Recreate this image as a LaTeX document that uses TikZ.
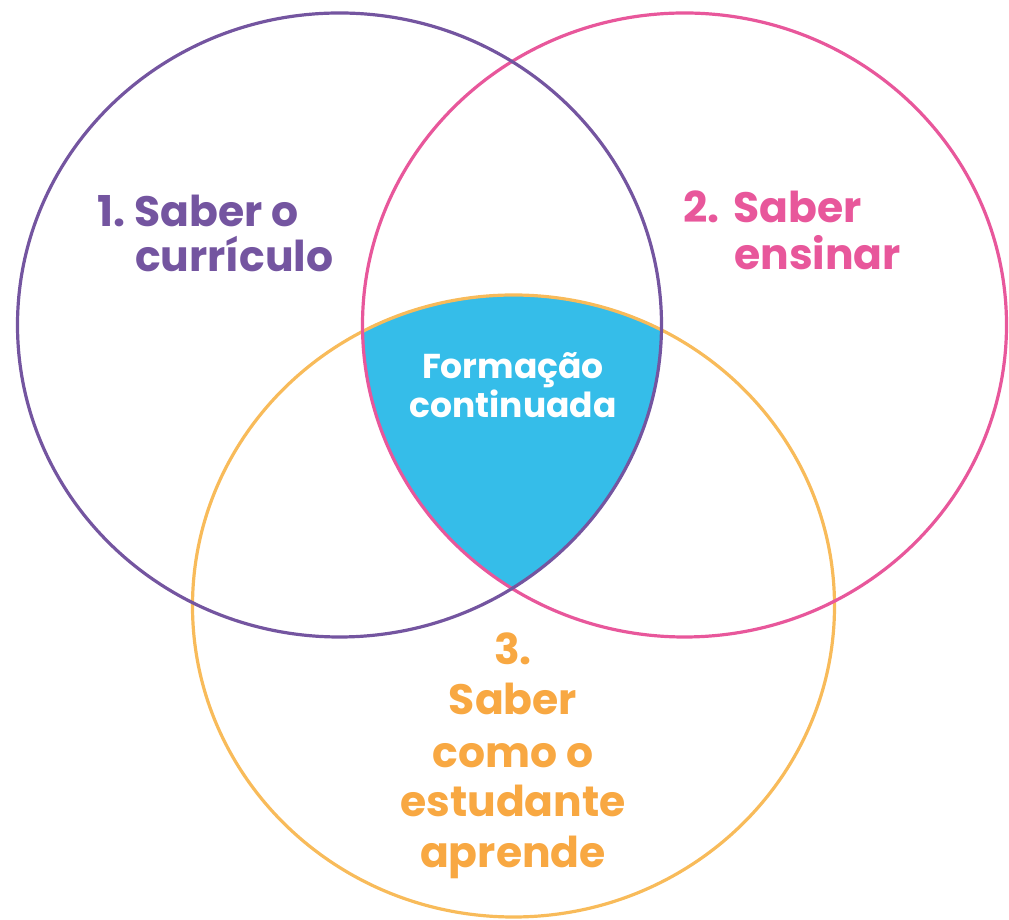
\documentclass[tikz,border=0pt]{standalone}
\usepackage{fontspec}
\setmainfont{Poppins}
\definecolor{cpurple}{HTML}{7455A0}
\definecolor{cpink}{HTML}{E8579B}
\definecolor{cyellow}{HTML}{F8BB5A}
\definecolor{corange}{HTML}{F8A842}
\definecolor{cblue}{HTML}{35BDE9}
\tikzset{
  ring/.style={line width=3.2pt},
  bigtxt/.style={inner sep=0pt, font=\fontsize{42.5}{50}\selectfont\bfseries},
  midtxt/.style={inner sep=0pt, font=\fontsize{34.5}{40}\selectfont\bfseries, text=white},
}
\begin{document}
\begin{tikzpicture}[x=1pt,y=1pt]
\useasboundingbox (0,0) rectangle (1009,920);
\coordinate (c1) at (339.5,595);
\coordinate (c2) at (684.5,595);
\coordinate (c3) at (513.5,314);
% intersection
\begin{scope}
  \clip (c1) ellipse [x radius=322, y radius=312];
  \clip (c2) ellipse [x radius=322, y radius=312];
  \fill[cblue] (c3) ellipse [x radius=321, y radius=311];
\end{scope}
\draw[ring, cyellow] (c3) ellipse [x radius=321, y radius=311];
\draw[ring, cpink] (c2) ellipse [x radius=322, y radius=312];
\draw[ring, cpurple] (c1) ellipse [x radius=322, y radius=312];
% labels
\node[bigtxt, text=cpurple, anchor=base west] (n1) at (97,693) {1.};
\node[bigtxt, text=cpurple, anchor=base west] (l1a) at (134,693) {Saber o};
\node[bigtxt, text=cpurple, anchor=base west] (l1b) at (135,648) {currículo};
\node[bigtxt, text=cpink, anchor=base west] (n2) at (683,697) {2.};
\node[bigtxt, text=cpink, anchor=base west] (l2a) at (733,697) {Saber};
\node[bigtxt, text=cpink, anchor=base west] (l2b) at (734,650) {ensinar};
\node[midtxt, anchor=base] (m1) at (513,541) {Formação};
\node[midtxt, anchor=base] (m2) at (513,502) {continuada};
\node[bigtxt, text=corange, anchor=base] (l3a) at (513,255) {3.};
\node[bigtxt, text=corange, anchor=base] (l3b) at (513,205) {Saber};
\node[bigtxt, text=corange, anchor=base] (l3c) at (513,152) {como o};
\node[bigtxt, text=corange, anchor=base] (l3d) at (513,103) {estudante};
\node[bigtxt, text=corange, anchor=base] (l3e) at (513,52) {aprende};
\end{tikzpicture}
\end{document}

::::::::

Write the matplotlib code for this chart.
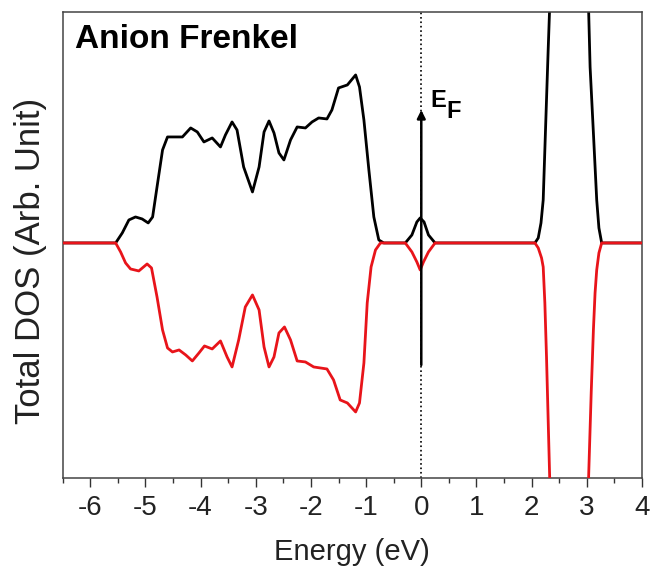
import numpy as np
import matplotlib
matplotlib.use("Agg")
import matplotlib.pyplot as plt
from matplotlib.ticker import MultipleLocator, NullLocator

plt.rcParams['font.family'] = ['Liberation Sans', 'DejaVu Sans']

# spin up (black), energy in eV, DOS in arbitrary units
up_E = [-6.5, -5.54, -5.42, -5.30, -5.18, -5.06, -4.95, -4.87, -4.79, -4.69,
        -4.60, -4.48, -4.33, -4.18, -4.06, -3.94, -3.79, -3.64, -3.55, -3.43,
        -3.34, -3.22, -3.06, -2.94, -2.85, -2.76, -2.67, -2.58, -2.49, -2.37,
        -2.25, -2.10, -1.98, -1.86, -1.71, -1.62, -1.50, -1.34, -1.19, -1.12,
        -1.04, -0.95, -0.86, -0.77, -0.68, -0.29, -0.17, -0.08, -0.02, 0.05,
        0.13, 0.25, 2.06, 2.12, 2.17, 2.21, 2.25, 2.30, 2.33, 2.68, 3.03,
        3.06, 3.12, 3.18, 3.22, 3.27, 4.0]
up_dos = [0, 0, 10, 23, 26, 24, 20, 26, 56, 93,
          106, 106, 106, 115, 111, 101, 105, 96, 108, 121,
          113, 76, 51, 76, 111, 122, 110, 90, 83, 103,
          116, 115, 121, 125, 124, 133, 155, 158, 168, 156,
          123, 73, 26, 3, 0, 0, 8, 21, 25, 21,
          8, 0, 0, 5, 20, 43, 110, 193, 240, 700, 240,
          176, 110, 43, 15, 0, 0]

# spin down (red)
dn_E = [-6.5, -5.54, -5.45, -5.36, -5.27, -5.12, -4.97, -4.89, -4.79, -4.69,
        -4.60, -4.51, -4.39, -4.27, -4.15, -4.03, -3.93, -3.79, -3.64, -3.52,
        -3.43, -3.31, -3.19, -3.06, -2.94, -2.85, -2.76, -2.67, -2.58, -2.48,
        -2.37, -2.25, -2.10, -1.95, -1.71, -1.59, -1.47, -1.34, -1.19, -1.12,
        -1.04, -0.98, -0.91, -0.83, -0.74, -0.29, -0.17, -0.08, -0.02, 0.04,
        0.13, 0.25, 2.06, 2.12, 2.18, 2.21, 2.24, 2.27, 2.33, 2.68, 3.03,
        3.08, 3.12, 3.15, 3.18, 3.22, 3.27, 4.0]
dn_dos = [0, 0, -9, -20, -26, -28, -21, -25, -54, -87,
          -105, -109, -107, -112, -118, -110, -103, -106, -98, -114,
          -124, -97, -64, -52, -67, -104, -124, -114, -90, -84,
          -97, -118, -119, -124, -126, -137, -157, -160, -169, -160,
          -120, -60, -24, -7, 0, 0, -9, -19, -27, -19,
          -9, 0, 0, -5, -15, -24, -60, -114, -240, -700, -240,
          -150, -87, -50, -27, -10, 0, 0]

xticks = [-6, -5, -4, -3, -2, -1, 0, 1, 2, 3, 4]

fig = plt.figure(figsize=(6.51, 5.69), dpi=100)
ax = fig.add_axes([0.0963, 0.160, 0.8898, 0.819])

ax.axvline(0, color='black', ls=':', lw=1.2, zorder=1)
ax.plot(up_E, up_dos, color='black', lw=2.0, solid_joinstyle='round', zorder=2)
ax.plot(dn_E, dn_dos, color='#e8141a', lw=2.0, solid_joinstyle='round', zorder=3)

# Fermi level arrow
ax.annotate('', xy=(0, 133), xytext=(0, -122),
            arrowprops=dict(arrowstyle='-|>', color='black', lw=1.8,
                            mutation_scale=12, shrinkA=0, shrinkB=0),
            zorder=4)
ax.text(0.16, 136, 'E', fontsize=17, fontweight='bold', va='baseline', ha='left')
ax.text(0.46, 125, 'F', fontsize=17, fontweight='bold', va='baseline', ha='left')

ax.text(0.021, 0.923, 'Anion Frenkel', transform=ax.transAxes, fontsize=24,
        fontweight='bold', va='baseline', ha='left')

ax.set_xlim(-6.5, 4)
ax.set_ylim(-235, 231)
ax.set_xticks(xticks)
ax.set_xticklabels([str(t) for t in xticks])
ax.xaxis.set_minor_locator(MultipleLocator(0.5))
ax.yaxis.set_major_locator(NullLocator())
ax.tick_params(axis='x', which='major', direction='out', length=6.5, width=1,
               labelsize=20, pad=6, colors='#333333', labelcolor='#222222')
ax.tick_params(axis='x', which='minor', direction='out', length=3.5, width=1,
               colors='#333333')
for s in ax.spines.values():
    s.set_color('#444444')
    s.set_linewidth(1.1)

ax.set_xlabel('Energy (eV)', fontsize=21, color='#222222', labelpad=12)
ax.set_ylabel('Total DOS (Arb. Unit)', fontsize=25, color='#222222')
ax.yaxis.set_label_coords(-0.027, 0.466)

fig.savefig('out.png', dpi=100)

::::::::

*Exercise instructions:*
Within the listing above, find every line containing the string "matplotlib" and return it.

*Solution for this task:*
Write the matplotlib code for this chart.
import matplotlib
matplotlib.use("Agg")
import matplotlib.pyplot as plt
from matplotlib.ticker import MultipleLocator, NullLocator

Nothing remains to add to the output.